Canada: Neighbourhood Annoyances And Class Actions: The Court Of Appeal Authorizes Class Action To Curb Highway Noise

Last Updated: July 20 2011
Article by André Durocher

On July 4, 2011, the Court of Appeal1 authorized a class action against the Québec government on behalf of a group of Charlesbourg residents complaining of noise caused by the Laurentian Autoroute.

The Court of Appeal set aside the motion judgment rendered May 17, 2010 by Justice Gilles Blanchet, who had dismissed the motion for authorization to institute the class action.2

Petitioners Charles Carrier, Maurice Filion and Réal Maltais complained that traffic on the Laurential Autoroute caused noise pollution. They argued that the noise constitutes an abnormal neighbourhood annoyance within the meaning of article 976 of the Civil Code of Québec.3

They tried to convince Transports Québec to build a noise-abatement wall.

The Superior Court ruled that the petitioners could not establish their prima facie right to the conclusions sought because the questions of fact or law raised in their legal action dealt with political decisions of the State.

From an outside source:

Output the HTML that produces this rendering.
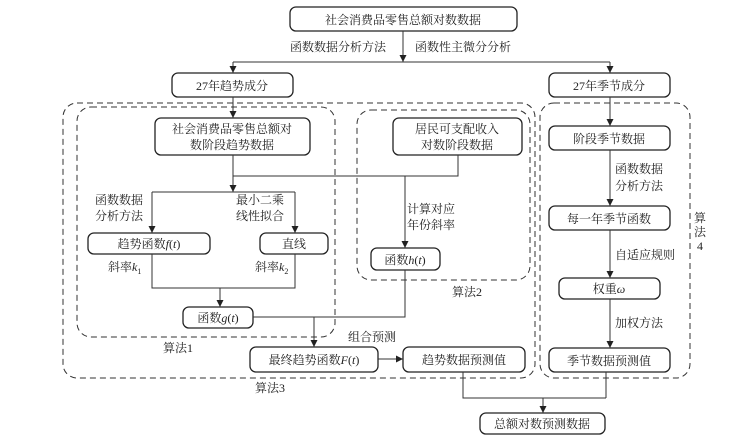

While the motion judge decided that the members of the group raised identical, similar or related questions of law or fact, he also ruled that the petitioners had not tried to contact all of the residents to see whether they wanted to institute a class action by means of a mandate and power of attorney.

The Attorney General of Québec did not contest that the plaintiffs were capable of representing the class adequately.

The dispute before the Court of Appeal was basically an issue of colour of right: does the State enjoy immunity from prosecution in this particular case under the rule that political decisions are not subject to court review?

The Court of Appeal decided that the motion judge was "[TRANSLATION] overly stringent" when he "[TRANSLATION] prematurely" held that a ground of defence prevailed against allegations that are supposed to be held as proven at the stage of a motion for authorization to institute a class action.

The court stated:

[TRANSLATION]
[35] First, it is important not to confuse the systems inherent to controlling the lawfulness of State decisions with the system of civil liability. Since article 1376 C.C.Q. was adopted, the rules set forth in the Book on Obligations have applied to the State. If the State wants immunity from the civil liability system, it can claim public law immunity to free itself from its obligations, but the burden will then be on the State to prove that this ground of defence applies to its situation:

[31] [...]The civil law principles of civil liability now apply, as a rule, to wrongful acts by such bodies.  It therefore belongs to the party which intends to rely on the public law in order to avoid or limit the application of the general rules of civil liability to establish, where the need arises, that there are relevant public law principles that prevail over the civil law rules. 17 

[37] The sufficiency of the evidence is only weighed prima facie at the authorization stage; as a general rule, it would be premature to conclude that the immunity defence applies to the State. It is but one ground of defence among many, and the immunity invoked here by respondent cannot be raised as an objection to admissibility at the authorization stage. Unless it is agreed that the action is frivolous on its face or is certain to fail, that the allegations of fact are insufficient, or that the law invoked is "incontrovertibly" ill founded, it would seem unadvisable under the circumstances to determine the absolute value of this ground of defence at such an early stage of the analysis.

To conclude, the Court of Appeal believed that the motion judge should first have analyzed the sufficiency of the allegations of neighbourhood annoyances and of fault-based liability in order to properly assess the value of the theory posited in the class action before it retained the argument that the State enjoyed immunity from prosecution.

So what now? The Attorney General could seek leave to appeal the matter before the Supreme Court of Canada, or it could get to the merit of the issue by presenting the argument of State immunity once again.

If the Attorney General does not ask the Supreme Court of Canada to intervene, he would be conceding that the State immunity defence is a question of mixed law and fact, which is the same as saying that this type of ground cannot be successfully raised at the authorization stage of a class action.

Footnotes

1. Carrier v. Québec (Procureur général), 2011 QCCA 1231.

2. 2010 QCCS 2235.

3. Article 976 of the Civil Code of Québec:

Neighbours shall suffer the normal neighbourhood annoyances that are not beyond the limit of tolerance they owe each other, according to the nature or location of their land or local custom.